Building-integrated photovoltaics (BIPV) refers to building components which fulfil classic functions of a building envelope such as thermal insulation, protection against wind and rain, solar shading, and aesthetics, in addition to generating electricity. Due to this multifunctionality, these active building components can achieve a better economic and ecological balance over their lifetime than conventional building elements .
Likewise, infrastructure-integrated PV encompasses the incorporation of solar modules into and near urban areas reserved, for example, for transportation. PV can be directly integrated into the surfaces of footpaths or public squares, but also noise barriers, highway verges and parking lot roofing. Infrastructure-integrated PV offers a large potential for PV integration, due to the unique advantages of somewhat standardized constructions, and a small number of builders and owners compared to the building sector.
However, IPV is still a niche market, contributing only 7 GW installed capacity to the 680 GW installed PV capacity in Europe in 2020 . Several barriers are still preventing the massive integration of PV into buildings and infrastructure.
And this is where the MASS-IPV project takes effect, making a fundamental contribution to capitalize the potential of IPV across Europe.
The overall objective of MASS-IPV is to provide a complementary and flexible modular set of innovative business and collaboration strategies, methods, tools, and technologies to overcome the barriers preventing the mass deployment of IPV and deliver multifunctional and cost-effective IPV systems for buildings and infrastructure in Europe.
The demonstration will be carried out through five IPV construction projects, which encompass different challenges and construction typologies (industrial, residential, office and historic buildings, as well as a noise barrier) in four different locations in Europe.
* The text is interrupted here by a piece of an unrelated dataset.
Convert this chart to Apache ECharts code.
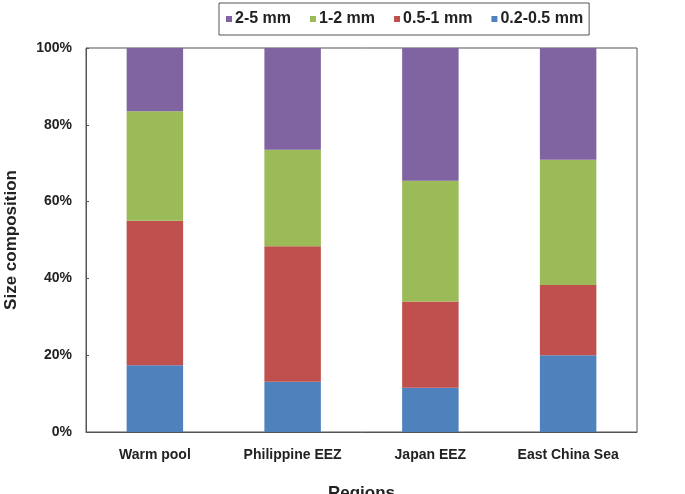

To mirror the variety of involved actors and ensure realistic perspectives, MASS-IPV is a multidisciplinary action that connects key players along the IPV and construction value chains. The consortium includes 16 partners, 3 associated partners and one affiliated entity from renowned research institutions, software developers, building planners, as well as manufacturers of innovative PV modules, façade cladding technologies and PV mounting systems. The industrial participation in the project is very high. 12 European companies, 7 of which are small and medium-sized enterprises (SMEs), are partners in the project. Overall, 8 European countries are represented in the consortium.
The highly demanding complexity of addressed problems (financial, regulatory, societal, environmental, and technical barriers for IPV, as described in the state-of-the-art part) is also reflected in the specific objectives of this project. Only a multidimensional and modular set of innovations can address the call topic and the EU climate target initiatives described above.